Exercise aim
Set the data down again, exactly as it reads, but without the pictures.

Data lines

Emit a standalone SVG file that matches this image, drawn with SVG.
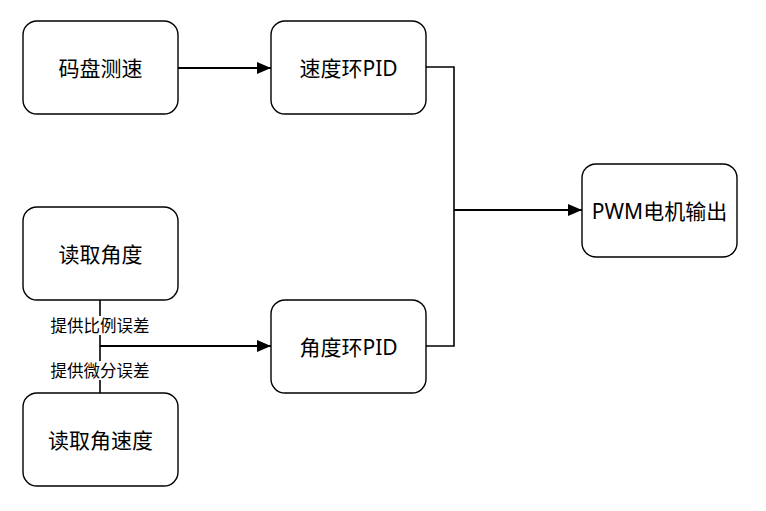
<svg xmlns="http://www.w3.org/2000/svg" width="766" height="511" viewBox="0 0 766 511">
<style>
.box{fill:#fff;stroke:#000;stroke-width:1.4}
.t{font-family:"Noto Sans","Noto Sans CJK SC",sans-serif;font-size:21px;text-anchor:middle;dominant-baseline:central;fill:#000}
.lbl{font-family:"Noto Sans","Noto Sans CJK SC",sans-serif;font-size:16.5px;text-anchor:middle;dominant-baseline:central;fill:#000}
.c{fill:none;stroke:#000;stroke-width:1.6}
.a{fill:none;stroke:#000;stroke-width:2.2}
</style>
<defs>
<marker id="arr" viewBox="0 0 14 12" refX="14" refY="6" markerWidth="14" markerHeight="12" markerUnits="userSpaceOnUse" orient="auto">
<path d="M0,0 L14,6 L0,12 Z" fill="#000"/>
</marker>
</defs>
<rect width="766" height="511" fill="#fff"/>
<g id="connectors">
<path class="a" d="M178,68 H271" marker-end="url(#arr)"/>
<path class="c" d="M426,67 H454 V346 H426"/>
<path class="a" d="M454,210 H582" marker-end="url(#arr)"/>
<path class="c" d="M100,300 V393"/>
<path class="a" d="M100,346 H271" marker-end="url(#arr)"/>
<g id="label1"><rect x="48" y="316" width="104" height="19" fill="#fff"/><text class="lbl" x="100" y="325.5">提供比例误差</text></g>
<g id="label2"><rect x="48" y="361" width="104" height="19" fill="#fff"/><text class="lbl" x="100" y="370.5">提供微分误差</text></g>
</g>
<g id="n1"><rect class="box" x="23" y="21" width="155" height="93" rx="14"/><text class="t" x="100.5" y="67.5">码盘测速</text></g>
<g id="n2"><rect class="box" x="271" y="21" width="155" height="93" rx="14"/><text class="t" x="348.5" y="67.5">速度环PID</text></g>
<g id="n3"><rect class="box" x="23" y="207" width="155" height="93" rx="14"/><text class="t" x="100.5" y="253.5">读取角度</text></g>
<g id="n4"><rect class="box" x="271" y="300" width="155" height="93" rx="14"/><text class="t" x="348.5" y="346.5">角度环PID</text></g>
<g id="n5"><rect class="box" x="23" y="393" width="155" height="93" rx="14"/><text class="t" x="100.5" y="439.5">读取角速度</text></g>
<g id="n6"><rect class="box" x="582" y="164" width="155" height="93" rx="14"/><text class="t" x="659.5" y="210.5">PWM电机输出</text></g>
</svg>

Response to the exercise
Emit a standalone SVG file that matches this image, drawn with SVG.
<svg xmlns="http://www.w3.org/2000/svg" width="766" height="511" viewBox="0 0 766 511">
<style>
.box{fill:#fff;stroke:#000;stroke-width:1.4}
.t{font-family:"Noto Sans","Noto Sans CJK SC",sans-serif;font-size:21px;text-anchor:middle;dominant-baseline:central;fill:#000}
.lbl{font-family:"Noto Sans","Noto Sans CJK SC",sans-serif;font-size:16.5px;text-anchor:middle;dominant-baseline:central;fill:#000}
.c{fill:none;stroke:#000;stroke-width:1.6}
.a{fill:none;stroke:#000;stroke-width:2.2}
</style>
<defs>
<marker id="arr" viewBox="0 0 14 12" refX="14" refY="6" markerWidth="14" markerHeight="12" markerUnits="userSpaceOnUse" orient="auto">
<path d="M0,0 L14,6 L0,12 Z" fill="#000"/>
</marker>
</defs>
<rect width="766" height="511" fill="#fff"/>
<g id="connectors">
<path class="a" d="M178,68 H271" marker-end="url(#arr)"/>
<path class="c" d="M426,67 H454 V346 H426"/>
<path class="a" d="M454,210 H582" marker-end="url(#arr)"/>
<path class="c" d="M100,300 V393"/>
<path class="a" d="M100,346 H271" marker-end="url(#arr)"/>
<g id="label1"><rect x="48" y="316" width="104" height="19" fill="#fff"/><text class="lbl" x="100" y="325.5">提供比例误差</text></g>
<g id="label2"><rect x="48" y="361" width="104" height="19" fill="#fff"/><text class="lbl" x="100" y="370.5">提供微分误差</text></g>
</g>
<g id="n1"><rect class="box" x="23" y="21" width="155" height="93" rx="14"/><text class="t" x="100.5" y="67.5">码盘测速</text></g>
<g id="n2"><rect class="box" x="271" y="21" width="155" height="93" rx="14"/><text class="t" x="348.5" y="67.5">速度环PID</text></g>
<g id="n3"><rect class="box" x="23" y="207" width="155" height="93" rx="14"/><text class="t" x="100.5" y="253.5">读取角度</text></g>
<g id="n4"><rect class="box" x="271" y="300" width="155" height="93" rx="14"/><text class="t" x="348.5" y="346.5">角度环PID</text></g>
<g id="n5"><rect class="box" x="23" y="393" width="155" height="93" rx="14"/><text class="t" x="100.5" y="439.5">读取角速度</text></g>
<g id="n6"><rect class="box" x="582" y="164" width="155" height="93" rx="14"/><text class="t" x="659.5" y="210.5">PWM电机输出</text></g>
</svg>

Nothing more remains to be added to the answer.